SB: Because of the times we are living in, I find solace in keeping my politics private. This world is fucked up. I don’t see people of color ever being allowed to just be. Which is why I find it extremely important to keep an empathetic, compassionate circle and to do what you can to guard and take care of yourself as well as those around you. The last thing we need right now is to feel alone.
OKP: You are a living connection between the black American experience and being birthed from the African diaspora. For someone just getting acquainted with your work, how would you describe the conversations and experiences you share in Cape Verdean Blues?
SB: Though many of the works are rooted in identity, know that at their base, it is about the basics of our experiences. What comes first? Identity or experience? Does that question make sense?

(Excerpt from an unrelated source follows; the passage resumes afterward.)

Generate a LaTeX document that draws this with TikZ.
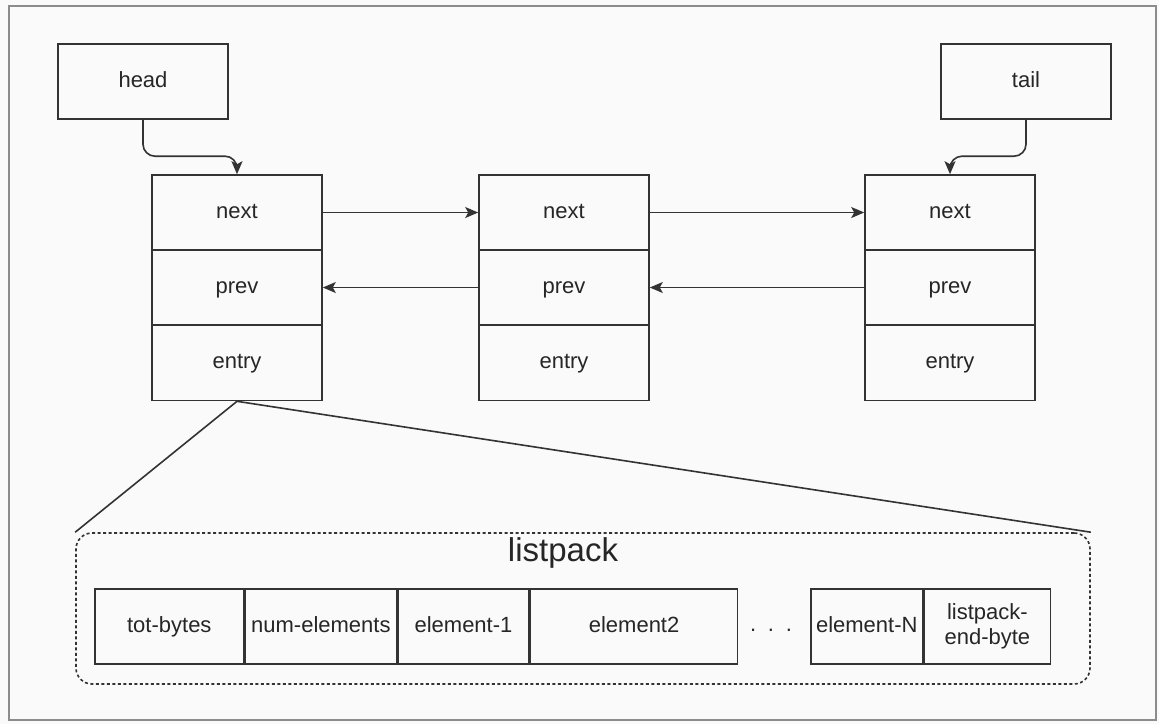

What’s true for me may not be true for you, and that’s what the book is about. Questioning experiences, finding our own way.
OKP: I don’t know a person left on Earth who hasn’t seen Marvel’s Black Panther or Ava DuVernay’s A Wrinkle in Time. If you have, please what were your initial reactions to seeing these films? Could you see yourself being included in the former’s movie soundtrack if Kung-Fu Kenny and TDE produce another one for Black Panther 2?
SB: I have intense emotions about Black Panther so much so that it is hard to discuss. Businesses, Hollywood, whoever—are afraid to make black content out of fear that it will not do well. But come on, have some respect, look at what we did. I say “we” because Black Panther felt like a community effort. Continued support from all sides will keep this ride going. If there is another soundtrack, I’ll see if I can get a skit on there like the kids at the end of “When It Hurts So Bad” on The Miseducation of Lauryn Hill.
OKP: Last question, Ms. Barbosa. You’re a published author, with a must-have collection of personal poems available for consumption, who loves and curates black culture — so what’s next for you in the years to come?
SB: Teaching, more books! But really, I’m open to new ventures that serve others and feels good at the same damn time.